[What is being asked] Do not repeat pictures. Repeat exactly the lines of the listing below from its first line through the line with "const r2Text = 'R² = 0,9084';".

▽

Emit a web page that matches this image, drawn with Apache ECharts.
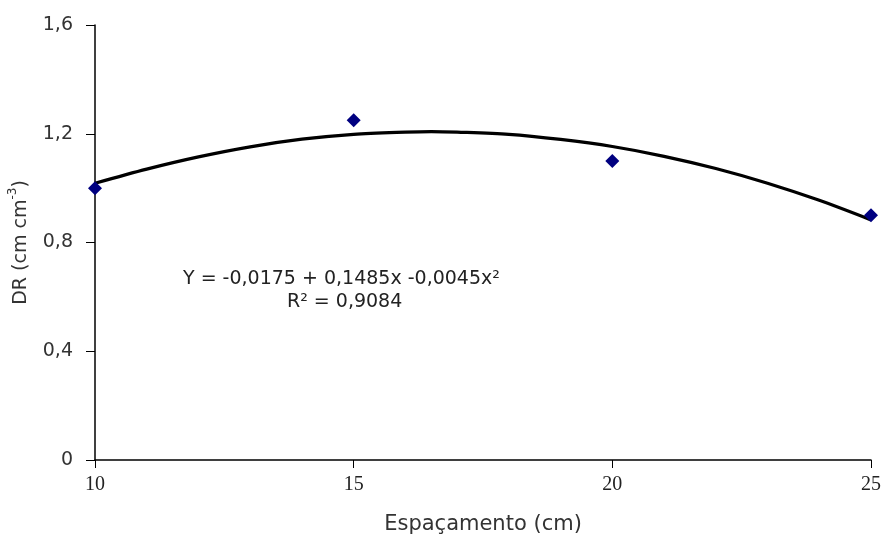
<!DOCTYPE html>
<html>
<head>
<meta charset="utf-8">
<script src="https://cdn.jsdelivr.net/npm/echarts@6/dist/echarts.min.js"></script>
<style>html,body{margin:0;padding:0;background:#fff;}#c{width:882px;height:535px;}</style>
</head>
<body>
<div id="c"></div>
<script>
// Observed data points (Espaçamento cm, DR)
const spacing = [10, 15, 20, 25];
const drValues = [1.0, 1.25, 1.1, 0.9];
// Fitted curve
const curveX = [10, 11, 12, 13, 14, 15, 16, 16.5, 17, 18, 19, 20, 21, 22, 23, 24, 25];
const curveY = [1.018, 1.07, 1.115, 1.152, 1.18, 1.198, 1.206, 1.208, 1.206, 1.198, 1.179, 1.153, 1.117, 1.072, 1.018, 0.955, 0.883];
const xTicks = [10, 15, 20, 25];
const yTicks = [0, 0.4, 0.8, 1.2, 1.6];
const equationText = 'Y = -0,0175 + 0,1485x -0,0045x²';
const r2Text = 'R² = 0,9084';

const sans = '"DejaVu Sans", sans-serif';
const chart = echarts.init(document.getElementById('c'));
chart.setOption({
  animation: false,
  backgroundColor: '#fff',
  grid: { left: 95, right: 11, top: 25, bottom: 75, outerBoundsMode: 'none', containLabel: false },
  xAxis: {
    type: 'value', min: 10, max: 25, interval: 5,
    name: 'Espaçamento (cm)', nameLocation: 'middle', nameGap: 54,
    nameTextStyle: { fontFamily: sans, fontSize: 21, color: '#333' },
    axisLine: { lineStyle: { color: '#000', width: 1.5 } },
    axisTick: { show: true, length: 8, lineStyle: { color: '#000' } },
    axisLabel: { margin: 15, fontFamily: '"Liberation Serif", serif', fontSize: 20, color: '#222',
      formatter: v => xTicks.includes(v) ? String(v) : '' },
    splitLine: { show: false }
  },
  yAxis: {
    type: 'value', min: 0, max: 1.6, interval: 0.4,
    name: '{n|DR (cm cm}{s|-3}{n|)}', nameLocation: 'middle', nameGap: 64, nameRotate: 90,
    nameTextStyle: {
      rich: {
        n: { fontFamily: sans, fontSize: 19, color: '#333', lineHeight: 24, verticalAlign: 'bottom' },
        s: { fontFamily: sans, fontSize: 12, color: '#333', lineHeight: 24, verticalAlign: 'top' }
      }
    },
    axisLine: { show: true, lineStyle: { color: '#000', width: 1.5 } },
    axisTick: { show: true, length: 9, lineStyle: { color: '#000' } },
    axisLabel: { margin: 22, fontFamily: sans, fontSize: 19, color: '#333',
      formatter: v => { const t = yTicks.find(k => Math.abs(k - v) < 1e-9); return t === undefined ? '' : (t === 0 ? '0' : t.toFixed(1).replace('.', ',')); } },
    splitLine: { show: false }
  },
  series: [
    {
      type: 'line', smooth: 0.3, symbol: 'none',
      data: curveX.map((x, i) => [x, curveY[i]]),
      lineStyle: { color: '#000', width: 3.2 }, z: 2
    },
    {
      type: 'scatter', symbol: 'diamond', symbolSize: 14,
      data: spacing.map((x, i) => [x, drValues[i]]),
      itemStyle: { color: '#000080', opacity: 1 }, z: 3
    }
  ],
  graphic: [
    { type: 'text', left: 183, top: 270, style: { text: equationText, font: '19px "DejaVu Sans"', fill: '#222' } },
    { type: 'text', left: 287, top: 293, style: { text: r2Text, font: '19px "DejaVu Sans"', fill: '#222' } }
  ]
});
</script>
</body>
</html>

△

[Task answer]
Emit a web page that matches this image, drawn with Apache ECharts.
<!DOCTYPE html>
<html>
<head>
<meta charset="utf-8">
<script src="https://cdn.jsdelivr.net/npm/echarts@6/dist/echarts.min.js"></script>
<style>html,body{margin:0;padding:0;background:#fff;}#c{width:882px;height:535px;}</style>
</head>
<body>
<div id="c"></div>
<script>
// Observed data points (Espaçamento cm, DR)
const spacing = [10, 15, 20, 25];
const drValues = [1.0, 1.25, 1.1, 0.9];
// Fitted curve
const curveX = [10, 11, 12, 13, 14, 15, 16, 16.5, 17, 18, 19, 20, 21, 22, 23, 24, 25];
const curveY = [1.018, 1.07, 1.115, 1.152, 1.18, 1.198, 1.206, 1.208, 1.206, 1.198, 1.179, 1.153, 1.117, 1.072, 1.018, 0.955, 0.883];
const xTicks = [10, 15, 20, 25];
const yTicks = [0, 0.4, 0.8, 1.2, 1.6];
const equationText = 'Y = -0,0175 + 0,1485x -0,0045x²';
const r2Text = 'R² = 0,9084';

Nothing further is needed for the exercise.